Successivamente scoprirono che in cella aveva una pen drive con le indicazioni per le ristrutturazioni di una casa a San Giuseppe Jato. Il suo programma di protezione traballò, ma alla fine fu perdonato. Come gli sono stati perdonati più recenti contatti telefonici con l’ex moglie, il figlio e il cognato.
Da qualche mese è definitivamente libero, anche sea notizia si è appresa solo ora. Sono caduti anche i vincoli della libertà vigilata. Brusca come negli ultimi quattro anni continua a vivere lontano dalla Sicilia sotto falsa identità e resta sottoposto al programma di protezione. Ai collaboratori di giustizia in genere viene garantito uno stipendio tra i mille e i mille e 500 euro al mese. Molto dipende anche dal lavoro che nel frattempo Brusca, ormai prossimo alla pensione, potrebbe avere trovato cambiando nome.

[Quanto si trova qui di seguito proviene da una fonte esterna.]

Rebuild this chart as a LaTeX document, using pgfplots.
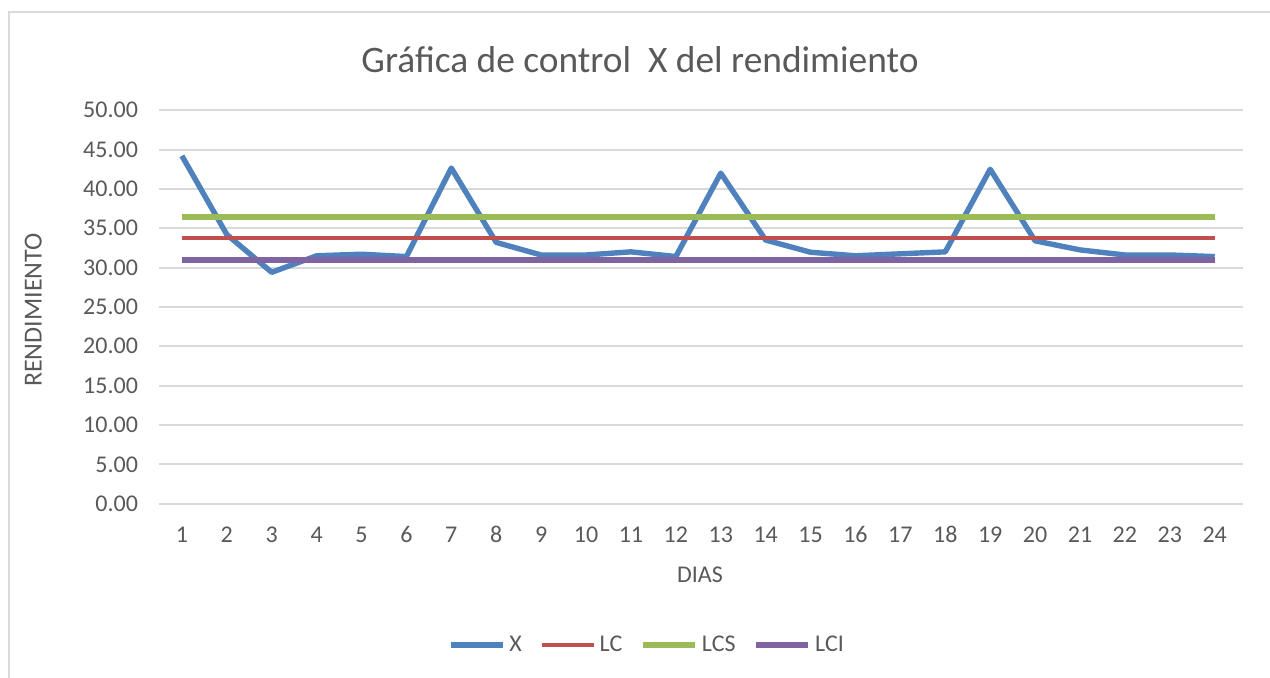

Insomma, come ha scritto il magistrato di sorveglianza, prosegue il suo percorso di “risocializzazione”.
Non resta che sperare che abbia davvero cambiato vita. In un libro del parroco lucano Marcello Cozzi Giovanni Brusca ha ripercorso la sua esistenza: “Mi sono chiesto tante volte cosa significa chiedere perdono per la morte del piccolo Di Matteo. Non lo so. Mi accusano spesso di non mostrare esternamente il mio pentimento, ma io so che per un omicidio come questo non c’è perdono”.